Shyness linked to heart disease
People who are shy face a higher risk of dying from a heart disease or stroke than those who are sociable, according to a latest study conducted in the US.
Shyness is the feeling of apprehension or lack of confidence experienced by a person with regard to social association with others.
The results of the study showed that sociable men have been found to have healthier hearts than their more reserved friends. It found that the shrinking violets are 50 percent more likely to die from a heart disease or stroke, reported the online edition of Daily Mail.
Researchers from Chicago's Northwestern University tracked the health of more than 2,000 men over three decades. At the start of the study, the men, who were aged between 40 and 55, filled in questionnaires designed to set their levels of sociability.
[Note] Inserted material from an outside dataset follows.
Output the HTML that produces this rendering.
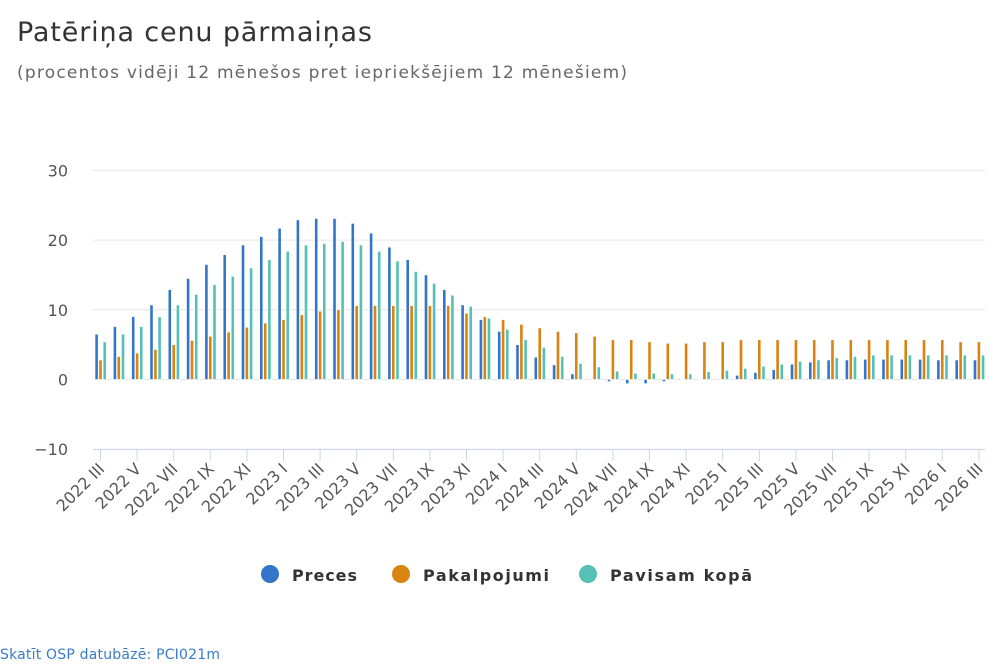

By the end of the study, 60 per cent had died and the analysts went to work. Comparing the questionnaire results with death certificate details revealed a clear link between shyness and heart disease, the researchers said.
The shyest men were 50 per cent more likely to have died of a heart attack or stroke than the most outgoing men, the study said.
This was true even when factors more commonly linked to heart disease such as smoking, high levels of cholesterol and obesity were taken into account. There was, however, no link between sociability and other ailments.
The researchers admitted, in the journal Annals of Epidemiology, that it was not clear why unsociable men should have more heart problems.